__What this task involves__:
Search the data below for the word "React" and copy each line that holds it.

__Data lines__:
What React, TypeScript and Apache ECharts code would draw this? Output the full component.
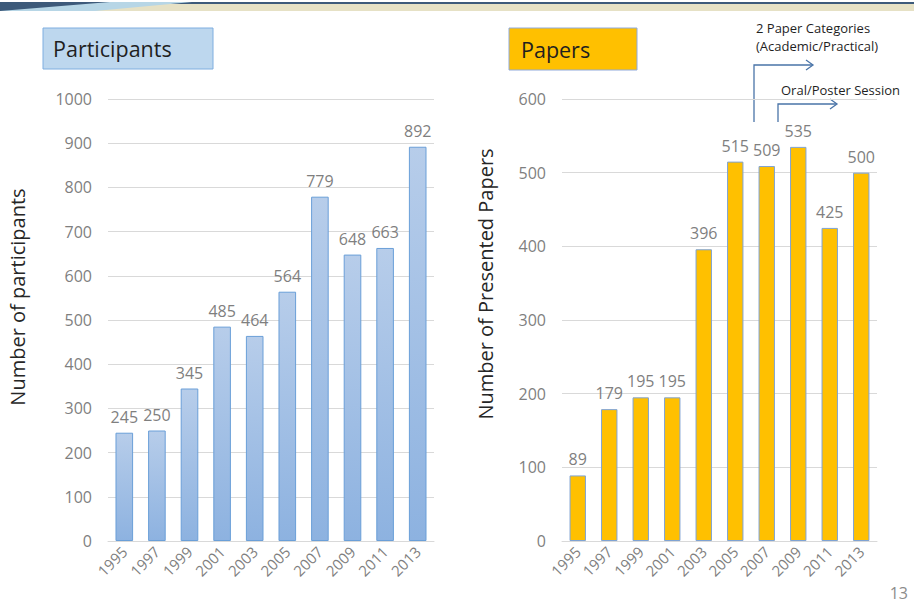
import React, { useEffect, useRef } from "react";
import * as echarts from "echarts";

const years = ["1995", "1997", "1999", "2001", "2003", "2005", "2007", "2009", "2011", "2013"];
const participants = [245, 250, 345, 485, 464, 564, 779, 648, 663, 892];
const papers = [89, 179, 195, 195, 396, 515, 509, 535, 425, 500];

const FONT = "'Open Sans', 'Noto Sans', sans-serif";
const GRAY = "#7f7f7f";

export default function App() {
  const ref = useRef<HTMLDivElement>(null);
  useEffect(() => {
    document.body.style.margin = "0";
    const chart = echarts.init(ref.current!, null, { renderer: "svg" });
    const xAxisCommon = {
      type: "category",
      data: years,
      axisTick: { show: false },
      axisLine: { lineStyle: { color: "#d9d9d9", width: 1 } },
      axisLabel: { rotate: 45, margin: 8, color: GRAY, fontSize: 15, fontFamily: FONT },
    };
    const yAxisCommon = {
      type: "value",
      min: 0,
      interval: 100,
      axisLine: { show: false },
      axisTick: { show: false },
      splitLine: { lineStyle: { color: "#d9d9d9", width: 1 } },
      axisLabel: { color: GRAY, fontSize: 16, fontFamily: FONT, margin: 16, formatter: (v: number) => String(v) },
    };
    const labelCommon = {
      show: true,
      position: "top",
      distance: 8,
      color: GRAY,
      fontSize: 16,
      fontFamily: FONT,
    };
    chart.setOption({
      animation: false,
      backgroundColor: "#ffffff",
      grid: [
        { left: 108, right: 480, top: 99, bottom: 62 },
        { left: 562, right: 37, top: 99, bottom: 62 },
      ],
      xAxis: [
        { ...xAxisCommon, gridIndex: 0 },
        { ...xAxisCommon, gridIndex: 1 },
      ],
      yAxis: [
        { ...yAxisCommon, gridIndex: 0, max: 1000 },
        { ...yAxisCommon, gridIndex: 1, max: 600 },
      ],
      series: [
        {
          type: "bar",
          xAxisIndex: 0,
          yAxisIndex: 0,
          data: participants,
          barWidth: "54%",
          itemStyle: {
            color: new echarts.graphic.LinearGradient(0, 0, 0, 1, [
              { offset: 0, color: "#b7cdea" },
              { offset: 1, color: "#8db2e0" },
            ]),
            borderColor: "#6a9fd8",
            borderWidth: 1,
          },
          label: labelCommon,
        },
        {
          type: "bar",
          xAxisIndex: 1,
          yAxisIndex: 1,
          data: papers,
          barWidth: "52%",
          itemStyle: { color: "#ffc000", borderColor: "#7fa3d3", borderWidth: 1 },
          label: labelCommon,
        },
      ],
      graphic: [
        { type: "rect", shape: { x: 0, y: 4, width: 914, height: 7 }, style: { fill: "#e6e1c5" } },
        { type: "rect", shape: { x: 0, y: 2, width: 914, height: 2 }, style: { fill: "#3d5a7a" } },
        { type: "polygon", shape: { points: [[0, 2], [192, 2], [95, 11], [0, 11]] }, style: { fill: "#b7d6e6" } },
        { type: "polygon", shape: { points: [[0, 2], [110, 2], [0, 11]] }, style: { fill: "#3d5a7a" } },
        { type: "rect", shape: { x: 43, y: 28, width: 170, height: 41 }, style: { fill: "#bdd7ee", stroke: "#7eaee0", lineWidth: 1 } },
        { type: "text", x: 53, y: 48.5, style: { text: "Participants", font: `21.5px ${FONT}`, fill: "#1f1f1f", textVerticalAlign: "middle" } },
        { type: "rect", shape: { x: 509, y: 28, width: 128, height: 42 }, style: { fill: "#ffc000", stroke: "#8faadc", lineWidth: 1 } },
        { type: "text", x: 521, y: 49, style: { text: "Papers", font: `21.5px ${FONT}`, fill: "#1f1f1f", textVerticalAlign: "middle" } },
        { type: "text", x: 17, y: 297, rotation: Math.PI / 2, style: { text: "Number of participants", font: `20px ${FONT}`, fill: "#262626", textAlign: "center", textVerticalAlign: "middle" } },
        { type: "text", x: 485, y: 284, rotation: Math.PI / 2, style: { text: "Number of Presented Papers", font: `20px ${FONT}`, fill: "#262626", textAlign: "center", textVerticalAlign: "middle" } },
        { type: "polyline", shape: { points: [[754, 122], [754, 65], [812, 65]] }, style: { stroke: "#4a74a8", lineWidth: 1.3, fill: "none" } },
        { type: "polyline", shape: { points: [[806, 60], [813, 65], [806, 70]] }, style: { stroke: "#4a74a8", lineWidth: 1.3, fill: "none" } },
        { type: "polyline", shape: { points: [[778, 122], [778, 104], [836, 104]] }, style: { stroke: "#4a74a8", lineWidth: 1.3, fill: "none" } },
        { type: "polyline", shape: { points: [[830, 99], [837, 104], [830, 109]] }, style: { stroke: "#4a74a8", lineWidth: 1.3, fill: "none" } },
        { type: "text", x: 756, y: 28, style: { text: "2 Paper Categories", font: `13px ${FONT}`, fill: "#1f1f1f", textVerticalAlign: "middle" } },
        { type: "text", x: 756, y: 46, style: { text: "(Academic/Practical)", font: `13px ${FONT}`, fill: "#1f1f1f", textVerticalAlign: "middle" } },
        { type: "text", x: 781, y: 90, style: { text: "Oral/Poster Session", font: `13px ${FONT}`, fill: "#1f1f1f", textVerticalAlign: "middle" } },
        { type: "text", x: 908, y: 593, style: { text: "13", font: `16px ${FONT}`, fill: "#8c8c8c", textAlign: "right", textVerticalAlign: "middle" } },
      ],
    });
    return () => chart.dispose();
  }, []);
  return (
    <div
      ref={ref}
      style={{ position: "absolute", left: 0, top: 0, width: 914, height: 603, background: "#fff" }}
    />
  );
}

__Result below__:
What React, TypeScript and Apache ECharts code would draw this? Output the full component.
import React, { useEffect, useRef } from "react";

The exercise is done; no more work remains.